Skip to main content

Reconnecting to Running Workflows

Workflow execution in HPCBOX is persistent — a running workflow continues even if you close the GUI or your remote desktop session is interrupted. When you reopen the GUI, it detects any runs that were active in previous sessions and offers to reconnect.

How It Works

When you start a workflow, HPCBOX creates a run directory under ~/.drizti/hpcbox/runs/ on the login node. The workflow executor writes its status to files in this directory throughout execution, so the state is always recoverable regardless of whether the GUI is open.

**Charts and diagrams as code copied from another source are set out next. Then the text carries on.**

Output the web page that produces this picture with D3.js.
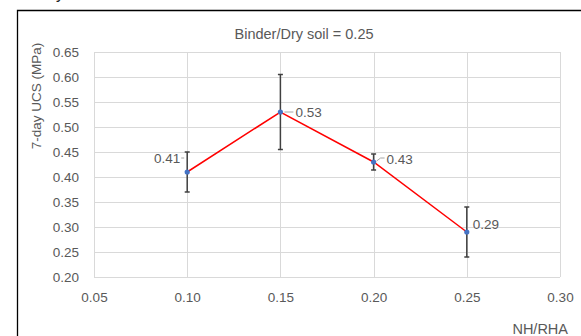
<!DOCTYPE html>
<html lang="en">
<head>
    <meta charset="UTF-8">
    <title>7-day UCS vs NH/RHA</title>
    <script src="https://d3js.org/d3.v7.min.js"></script>
    <style>
        body { margin: 0; background: #fff; }
        text { font-family: "Liberation Sans", "DejaVu Sans", sans-serif; fill: #595959; }
    </style>
</head>
<body>
    <svg width="581" height="336"></svg>
    <script>
        // data
        const ratios = [0.10, 0.15, 0.20, 0.25];
        const ucs = [0.41, 0.53, 0.43, 0.29];
        const errs = [0.04, 0.075, 0.016, 0.05];
        const labels = ["0.41", "0.53", "0.43", "0.29"];
        const xTicks = [0.05, 0.10, 0.15, 0.20, 0.25, 0.30];
        const yTicks = [0.20, 0.25, 0.30, 0.35, 0.40, 0.45, 0.50, 0.55, 0.60, 0.65];

        const width = 581, height = 336;
        const margin = {top: 52, right: 21, bottom: 59, left: 94};

        const svg = d3.select("svg");

        const x = d3.scaleLinear().domain([0.05, 0.30]).range([margin.left, width - margin.right]);
        const y = d3.scaleLinear().domain([0.20, 0.65]).range([height - margin.bottom, margin.top]);

        // outer chart frame (extends past the photo)
        svg.append("path")
            .attr("d", `M17.5,${height + 5}V10.5H${width + 5}`)
            .attr("fill", "none")
            .attr("stroke", "#000")
            .attr("stroke-width", 1.3);

        // clipped glyph from text above
        svg.append("text").attr("x", 56).attr("y", -1).style("font-size", "16px").style("fill", "#222").text("y");

        // grid
        svg.append("g").selectAll("line").data(yTicks).join("line")
            .attr("x1", margin.left).attr("x2", width - margin.right)
            .attr("y1", d => Math.round(y(d)) + 0.5).attr("y2", d => Math.round(y(d)) + 0.5)
            .attr("stroke", "#d9d9d9");
        svg.append("g").selectAll("line").data(xTicks).join("line")
            .attr("y1", margin.top).attr("y2", height - margin.bottom)
            .attr("x1", d => Math.round(x(d)) + 0.5).attr("x2", d => Math.round(x(d)) + 0.5)
            .attr("stroke", "#d9d9d9");

        // axes labels
        const yAxis = d3.axisLeft(y).tickValues(yTicks).tickFormat(d3.format(".2f")).tickSize(0).tickPadding(15);
        const gy = svg.append("g").attr("transform", `translate(${margin.left},0)`).call(yAxis);
        gy.select(".domain").remove();
        gy.selectAll("text").style("font-size", "13.5px").style("fill", "#595959");

        const xAxis = d3.axisBottom(x).tickValues(xTicks).tickFormat(d3.format(".2f")).tickSize(0).tickPadding(15);
        const gx = svg.append("g").attr("transform", `translate(0,${height - margin.bottom})`).call(xAxis);
        gx.select(".domain").remove();
        gx.selectAll("text").style("font-size", "13.5px").style("fill", "#595959");

        // error bars
        const eb = svg.append("g").attr("stroke", "#404040").attr("stroke-width", 1.5);
        ratios.forEach((r, i) => {
            const cx = x(r);
            eb.append("line").attr("x1", cx).attr("x2", cx).attr("y1", y(ucs[i] - errs[i])).attr("y2", y(ucs[i] + errs[i]));
            eb.append("line").attr("x1", cx - 2.5).attr("x2", cx + 2.5).attr("y1", y(ucs[i] - errs[i])).attr("y2", y(ucs[i] - errs[i]));
            eb.append("line").attr("x1", cx - 2.5).attr("x2", cx + 2.5).attr("y1", y(ucs[i] + errs[i])).attr("y2", y(ucs[i] + errs[i]));
        });

        // line
        svg.append("path")
            .datum(ratios.map((r, i) => [r, ucs[i]]))
            .attr("fill", "none")
            .attr("stroke", "#ff0000")
            .attr("stroke-width", 1.5)
            .attr("d", d3.line().x(d => x(d[0])).y(d => y(d[1])));

        svg.append("g").selectAll("circle").data(ratios).join("circle")
            .attr("cx", d => x(d)).attr("cy", (d, i) => y(ucs[i]))
            .attr("r", 2.6).attr("fill", "#4472c4");

        // data labels with small leader lines
        const labelPos = [
            {dx: -7, dy: -14, anchor: "end"},
            {dx: 15, dy: 0, anchor: "start"},
            {dx: 13, dy: -3, anchor: "start"},
            {dx: 6, dy: -8, anchor: "start"}
        ];
        const lg = svg.append("g");
        ratios.forEach((r, i) => {
            const px = x(r), py = y(ucs[i]), p = labelPos[i];
            lg.append("text")
                .attr("x", px + p.dx).attr("y", py + p.dy)
                .attr("dy", "0.35em")
                .attr("text-anchor", p.anchor)
                .style("font-size", "13.5px")
                .text(labels[i]);
        });
        // leader lines
        lg.append("line").attr("x1", x(ratios[0]) - 6).attr("x2", x(ratios[0]) - 3)
            .attr("y1", y(ucs[0]) - 14).attr("y2", y(ucs[0]) - 14).attr("stroke", "#a6a6a6");
        lg.append("line").attr("x1", x(ratios[1]) + 4).attr("x2", x(ratios[1]) + 13)
            .attr("y1", y(ucs[1])).attr("y2", y(ucs[1])).attr("stroke", "#a6a6a6");
        lg.append("path").attr("d", `M${x(ratios[2]) + 3},${y(ucs[2]) - 1}L${x(ratios[2]) + 7},${y(ucs[2]) - 4}H${x(ratios[2]) + 11}`)
            .attr("fill", "none").attr("stroke", "#a6a6a6");

        // titles
        svg.append("text").attr("x", 304).attr("y", 39).attr("text-anchor", "middle")
            .style("font-size", "14.5px").text("Binder/Dry soil = 0.25");
        svg.append("text").attr("transform", "translate(41,96) rotate(-90)").attr("text-anchor", "middle")
            .style("font-size", "13.5px").text("7-day UCS (MPa)");
        svg.append("text").attr("x", 568).attr("y", 334).attr("text-anchor", "end")
            .style("font-size", "14.5px").text("NH/RHA");
    </script>
</body>
</html>
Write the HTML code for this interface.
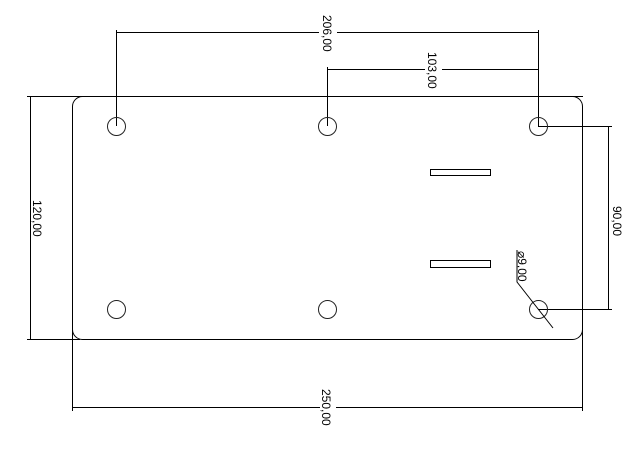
<!DOCTYPE html>
<html><head><meta charset="utf-8"><style>html,body{margin:0;padding:0;background:#fff}svg{display:block}</style></head>
<body>
<svg width="634" height="455" viewBox="0 0 634 455" xmlns="http://www.w3.org/2000/svg" font-family="Liberation Sans, DejaVu Sans, sans-serif" font-size="12">
<g fill="none" stroke="#000" stroke-width="1">
<rect x="72.5" y="96.5" width="510" height="243" rx="10"/>
<line x1="27" y1="96.5" x2="583" y2="96.5"/>
<line x1="27" y1="339.5" x2="80" y2="339.5"/>
<line x1="72.5" y1="330" x2="72.5" y2="411"/>
<line x1="582.5" y1="330" x2="582.5" y2="411"/>
<line x1="30.5" y1="96" x2="30.5" y2="340"/>
<line x1="72" y1="407.5" x2="320" y2="407.5"/>
<line x1="336" y1="407.5" x2="583" y2="407.5"/>
<line x1="116.5" y1="30" x2="116.5" y2="126"/>
<line x1="538.5" y1="30" x2="538.5" y2="126"/>
<line x1="116" y1="32.5" x2="319" y2="32.5"/>
<line x1="337" y1="32.5" x2="538" y2="32.5"/>
<line x1="327.5" y1="67" x2="327.5" y2="126"/>
<line x1="327" y1="69.5" x2="425" y2="69.5"/>
<line x1="442" y1="69.5" x2="538" y2="69.5"/>
<line x1="538" y1="126.5" x2="612" y2="126.5"/>
<line x1="538" y1="309.5" x2="612" y2="309.5"/>
<line x1="608.5" y1="126" x2="608.5" y2="309"/>
<g stroke="#222">
<circle cx="116.5" cy="126.5" r="9"/><circle cx="327.5" cy="126.5" r="9"/><circle cx="538.5" cy="126.5" r="9"/>
<circle cx="116.5" cy="309.5" r="9"/><circle cx="327.5" cy="309.5" r="9"/><circle cx="538.5" cy="309.5" r="9"/>
</g>
<rect x="430.5" y="169.5" width="60" height="6"/>
<rect x="430.5" y="260.5" width="60" height="7"/>
<polyline points="517,250 517,282 553,328"/>
</g>
<g fill="#000">
<text transform="translate(323,15) rotate(90)">206,00</text>
<text transform="translate(428,52) rotate(90)">103,00</text>
<text transform="translate(33,200) rotate(90)">120,00</text>
<text transform="translate(613,206) rotate(90)">90,00</text>
<text transform="translate(322,389) rotate(90)">250,00</text>
<text transform="translate(518,251) rotate(90)">⌀9,00</text>
</g>
</svg>
</body></html>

When the GUI starts, it scans for run directories from previous sessions and shows a reconnect dialog if any are found.

Reconnecting at Startup

If workflows were running when you last closed the GUI, a dialog appears automatically on the next startup listing all active runs.

Reconnecting Jobs

Each row shows:

  • Workflow name — the name of the .hpcbox file
  • Started — when the run began
  • Host — the login node where the executor is running
  • Step summary — how many steps are completed, running, or pending

Select the runs you want to reconnect to and click Reconnect Selected. Click Skip to dismiss the dialog and reconnect later using the button in the tab bar.

Reconnecting Manually

A link icon button appears in the workflow tab bar whenever there are runs available to reconnect to. Click it to open the same reconnect dialog at any time.

Reconnecting Jobs

The number shown in the tooltip indicates how many runs are available. The button disappears once all runs have been reconnected or cleared.

Different Login Nodes

On clusters with multiple login nodes, a workflow started on login01 cannot be reconnected from login02 — Unix sockets are local to the node that created them.

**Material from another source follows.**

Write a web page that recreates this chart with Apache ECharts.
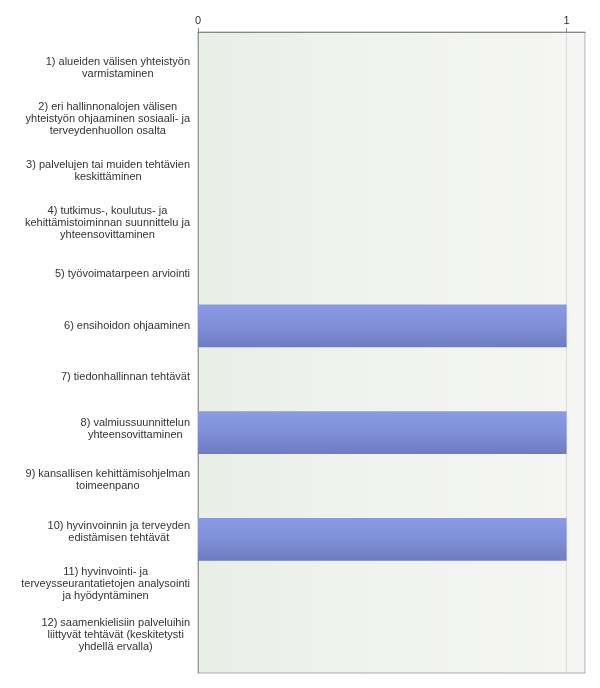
<!DOCTYPE html>
<html><head><meta charset="utf-8">
<script src="https://cdn.jsdelivr.net/npm/echarts@6/dist/echarts.min.js"></script>
<style>html,body{margin:0;padding:0;background:#fff}#c{width:600px;height:688px}</style>
</head><body><div id="c"></div>
<script>
const categories = [
  "1) alueiden välisen yhteistyön\nvarmistaminen",
  "2) eri hallinnonalojen välisen\nyhteistyön ohjaaminen sosiaali- ja\nterveydenhuollon osalta",
  "3) palvelujen tai muiden tehtävien\nkeskittäminen",
  "4) tutkimus-, koulutus- ja\nkehittämistoiminnan suunnittelu ja\nyhteensovittaminen",
  "5) työvoimatarpeen arviointi",
  "6) ensihoidon ohjaaminen",
  "7) tiedonhallinnan tehtävät",
  "8) valmiussuunnittelun\nyhteensovittaminen",
  "9) kansallisen kehittämisohjelman\ntoimeenpano",
  "10) hyvinvoinnin ja terveyden\nedistämisen tehtävät",
  "11) hyvinvointi- ja\nterveysseurantatietojen analysointi\nja hyödyntäminen",
  "12) saamenkielisiin palveluihin\nliittyvät tehtävät (keskitetysti\nyhdellä ervalla)"
];
const values = [0, 0, 0, 0, 0, 1, 0, 1, 0, 1, 0, 0];
const tickLabels = ["0", "1"];

const FONT = 'Liberation Sans, Arial, sans-serif';
const chart = echarts.init(document.getElementById('c'), null, {renderer: 'canvas'});
chart.setOption({
  animation: false,
  backgroundColor: '#fff',
  grid: [{
    left: 198, top: 32, right: 15, bottom: 15,
    show: true,
    borderColor: '#a8a8a8', borderWidth: 1,
    backgroundColor: new echarts.graphic.LinearGradient(0, 0, 1, 0, [
      {offset: 0, color: '#e9eee7'},
      {offset: 0.5, color: '#f1f3f0'},
      {offset: 1, color: '#f5f6f4'}
    ])
  }, {
    left: 198, top: 42, right: 15, bottom: 27, show: false
  }],
  xAxis: [{
    type: 'value', position: 'top', min: 0, max: 1.05, interval: 1,
    axisLine: {show: true, lineStyle: {color: '#888', width: 1}},
    axisTick: {show: true, length: 4, lineStyle: {color: '#888'}},
    axisLabel: {
      color: '#333', fontFamily: FONT, fontSize: 11, margin: 6,
      showMaxLabel: false,
      formatter: v => { const i = tickLabels.indexOf(String(v)); return i >= 0 ? tickLabels[i] : ''; }
    },
    splitLine: {show: true, lineStyle: {color: '#dcdcdc', width: 1}}
  }, {
    type: 'value', gridIndex: 1, min: 0, max: 1.05, show: false
  }],
  yAxis: [{
    type: 'category', inverse: true, data: categories,
    axisLine: {show: true, lineStyle: {color: '#999'}},
    axisTick: {show: false},
    axisLabel: {show: false}
  }, {
    type: 'category', gridIndex: 1, inverse: true, data: categories,
    axisLine: {show: false},
    axisTick: {show: false},
    splitLine: {show: false},
    axisLabel: {
      margin: 8, align: 'right',
      formatter: v => v.split('\n').map(s => '{c|' + s + '}').join('\n'),
      rich: {c: {align: 'center', color: '#333', fontFamily: FONT, fontSize: 11, lineHeight: 12}}
    }
  }],
  series: [{
    type: 'bar', data: values, barCategoryGap: '20%',
    xAxisIndex: 0, yAxisIndex: 0,
    itemStyle: {
      color: new echarts.graphic.LinearGradient(0, 0, 0, 1, [
        {offset: 0, color: '#8a9ae4'},
        {offset: 0.5, color: '#7f8fd8'},
        {offset: 1, color: '#6e7cbf'}
      ])
    }
  }]
});
</script></body></html>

If you reconnect from a different login node, HPCBOX detects this automatically and shows a warning on the affected rows in the reconnect dialog.

Different Login Node Jobs

After reconnecting, the canvas shows the last recorded state from the status file — steps that were running when you disconnected are shown as running. Live updates are not available, but you can use the Queue tab to monitor or cancel the underlying HPC jobs submitted by each step.

Finished Runs Awaiting Cleanup

Occasionally a run directory may be left behind even after a workflow completes. This happens when the executor is killed before it can finalize its state (for example, if the login node is rebooted or the job is killed by the scheduler at the OS level). These runs appear in a separate Finished section of the reconnect dialog.

Clear Stale Jobs Connection

You can clear individual runs using the Clear button next to each entry, or remove all of them at once with Clear All. Clearing a run removes its directory from ~/.drizti/hpcbox/runs/ — this does not affect any HPC jobs that were submitted during the run.

Runs that completed successfully are cleaned up automatically and never appear in this list.